Ann Rheum Dis 64:594-598 doi:10.1136/ard.2004.027524
  • Extended report

Reactive arthritis attributable to Shigella infection: a clinical and epidemiological nationwide study

  1. T Hannu1,
  2. L Mattila2,
  3. A Siitonen3,
  4. M Leirisalo-Repo1
  1. 1Department of Medicine, Division of Rheumatology, Helsinki University Central Hospital, Helsinki, Finland
  2. 2Department of Medicine, Division of Infectious Diseases, Helsinki University Central Hospital, Helsinki, Finland
  3. 3Department of Microbiology, Laboratory of Enteric Pathogens, National Public Health Institute (KTL), Helsinki, Finland
  1. Correspondence to:
    Dr T Hannu
    Department of Medicine, Division of Rheumatology, Helsinki University Central Hospital, PO Box 263, FIN-00029 HUCH, Finland;
  • Accepted 27 October 2004
  • Published Online First 18 November 2004


Objectives: To study the incidence and clinical picture of Shigella associated reactive arthritis (ReA) and the arthritogenicity of various Shigella species in the population.
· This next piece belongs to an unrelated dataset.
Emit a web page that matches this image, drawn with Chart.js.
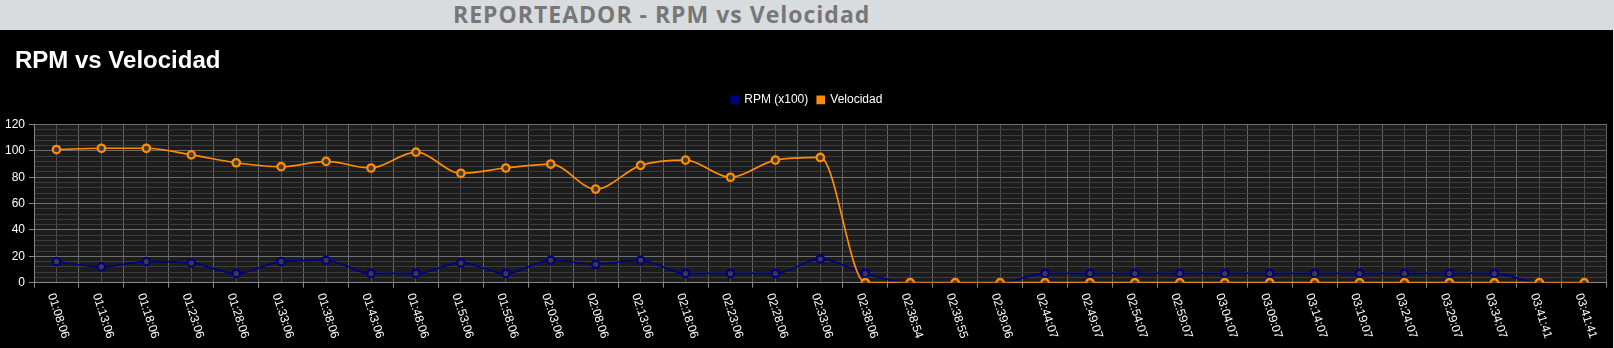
<!DOCTYPE html>
<html>
<head>
<meta charset="utf-8">
<script src="https://cdn.jsdelivr.net/npm/chart.js@4"></script>
<style>
  html, body { margin: 0; padding: 0; background: #d9dcdf; width: 1614px; height: 348px; overflow: hidden; }
  #hdr { position: absolute; left: 0; top: 0; width: 1614px; height: 30px; background: #d9dcdf;
         font-family: "Open Sans", sans-serif; font-weight: 700; font-size: 23px; line-height: 30px; color: #777;
         letter-spacing: 1px; }
  #hdr span { position: absolute; left: 453px; top: -1px; white-space: nowrap; }
  #panel { position: absolute; left: 0; top: 30px; width: 1613px; height: 318px; background: #000; }
  #ttl { position: absolute; left: 15px; top: 18px; font-family: Arial, "Liberation Sans", sans-serif;
         font-weight: 700; font-size: 24px; line-height: 24px; color: #fff; white-space: nowrap; z-index: 2; }
  #wrap { position: absolute; left: 0; top: 0; width: 1613px; height: 318px; }
</style>
</head>
<body>
<div id="hdr"><span>REPORTEADOR - RPM vs Velocidad</span></div>
<div id="panel">
  <div id="ttl">RPM vs Velocidad</div>
  <div id="wrap"><canvas id="c"></canvas></div>
</div>
<script>
const categories = ["01:08:06","01:13:06","01:18:06","01:23:06","01:28:06","01:33:06","01:38:06","01:43:06","01:48:06","01:53:06","01:58:06","02:03:06","02:08:06","02:13:06","02:18:06","02:23:06","02:28:06","02:33:06","02:38:06","02:38:54","02:38:55","02:39:06","02:44:07","02:49:07","02:54:07","02:59:07","03:04:07","03:09:07","03:14:07","03:19:07","03:24:07","03:29:07","03:34:07","03:41:41","03:41:41"];
const rpm = [16,12,16,15,7,16,17,7,7,15,7,17,14,17,7,7,7,18,7,0,0,0,7,7,7,7,7,7,7,7,7,7,7,0,0];
const velocidad = [101,102,102,97,91,88,92,87,99,83,87,90,71,89,93,80,93,95,0,0,0,0,0,0,0,0,0,0,0,0,0,0,0,0,0];
const seriesNames = ["RPM (x100)", "Velocidad"];
const seriesColors = ["#000080", "#ff8c00"];

Chart.defaults.font.family = "Arial, 'Liberation Sans', sans-serif";
Chart.defaults.font.size = 12;

const bgPlugin = {
  id: 'plotBg',
  beforeDraw(chart) {
    const {ctx, chartArea: a} = chart;
    ctx.save();
    ctx.fillStyle = '#1c1c1c';
    ctx.fillRect(a.left, a.top, a.right - a.left, a.bottom - a.top);
    ctx.restore();
  }
};

const legendFix = {
  id: 'legendFix',
  afterInit(chart) {
    const lg = chart.legend;
    if (lg) {
      const f = lg.fit.bind(lg);
      lg.fit = function () { f(); this.height = 39.7; };
      const d = lg.draw.bind(lg);
      lg.draw = function () {
        const c = this.ctx;
        c.save();
        c.translate(3.3, 0);
        d();
        c.restore();
      };
    }
  }
};

const xLabels = {
  id: 'xLabels',
  afterDraw(chart) {
    const {ctx, chartArea: a} = chart;
    const x = chart.scales.x;
    ctx.save();
    ctx.fillStyle = '#ffffff';
    ctx.font = "12px Arial, 'Liberation Sans', sans-serif";
    ctx.textAlign = 'left';
    ctx.textBaseline = 'middle';
    categories.forEach((lab, i) => {
      const px = x.getPixelForValue(i);
      ctx.save();
      ctx.translate(px - 5.5, a.bottom + 11);
      ctx.rotate(72 * Math.PI / 180);
      ctx.fillText(lab, 0, 0);
      ctx.restore();
    });
    ctx.restore();
  }
};

function ds(label, data, color, order) {
  return {
    label, data, order,
    borderColor: color,
    backgroundColor: color,
    borderWidth: 1.7,
    pointRadius: 3.7,
    pointBorderWidth: 2.3,
    pointBackgroundColor: '#3c3c3c',
    pointBorderColor: color,
    cubicInterpolationMode: 'monotone',
    fill: false
  };
}

new Chart(document.getElementById('c'), {
  type: 'line',
  data: {
    labels: categories,
    datasets: [
      ds(seriesNames[0], rpm, seriesColors[0], 1),
      ds(seriesNames[1], velocidad, seriesColors[1], 0)
    ]
  },
  options: {
    responsive: true,
    maintainAspectRatio: false,
    animation: false,
    events: [],
    layout: { padding: { top: 54.8, right: 6, bottom: 0, left: 0 } },
    plugins: {
      title: { display: false },
      tooltip: { enabled: false },
      legend: {
        display: true,
        position: 'top',
        labels: {
          color: '#ffffff',
          boxWidth: 7,
          boxHeight: 7,
          padding: 9,
          font: { size: 12 },
          sort: (a, b) => a.datasetIndex - b.datasetIndex
        }
      }
    },
    scales: {
      x: {
        type: 'category',
        offset: true,
        grid: { offset: true, color: '#666', tickLength: 5, tickColor: '#888', drawTicks: true },
        border: { display: true, color: '#888' },
        ticks: { display: false },
        afterFit: s => { s.height = 65.3; }
      },
      x2: {
        type: 'category',
        labels: categories,
        position: 'bottom',
        offset: true,
        grid: { offset: false, color: '#4e4e4e', drawTicks: false },
        border: { display: false },
        ticks: { display: false },
        afterFit: s => { s.height = 0; }
      },
      y: {
        min: 0,
        max: 120,
        grid: {
          color: c => (c.tick && c.tick.value % 20 === 0) ? '#6e6e6e' : '#3c3c3c',
          tickColor: c => (c.tick && c.tick.value % 20 === 0) ? '#888' : 'rgba(0,0,0,0)',
          tickLength: 5
        },
        border: { display: true, color: '#888' },
        ticks: {
          stepSize: 4,
          autoSkip: false,
          color: '#ffffff',
          padding: 4,
          font: { size: 12 },
          callback: v => (v % 20 === 0 ? String(v) : '')
        },
        afterFit: s => { s.width = 34; }
      }
    }
  },
  plugins: [bgPlugin, legendFix, xLabels]
});
</script>
</body>
</html>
Methods: A questionnaire on enteric and extraintestinal, especially musculoskeletal, symptoms was sent to 278 consecutive patients with Shigella positive stool culture and to 597 controls. Analysis of self reported musculoskeletal symptoms was supplemented with clinical examination of those subjects with recent symptoms.

Results: Of the patients, 14/211 (7%) had ReA, and a further 4/211 (2%) other reactive musculoskeletal symptoms (tendonitis, enthesopathy, or bursitis). Of the 14 patients with ReA, all adults, 10 had S sonnei, three S flexneri, and one S dysenteriae infection. HLA-B27 was positive in 36% of the patients with ReA. One control subject had ReA. In the patients with Shigella infection, the odds ratio for developing ReA was 16.2 (95% confidence interval 2.1 to 123.9), p = 0.001.

Conclusions: ReA occurred in 7% of patients after Shigella infection, with an annual incidence of 1.3/1 000 000 in Finland. Besides S flexneri, S sonnei and S dysenteriae can also trigger ReA.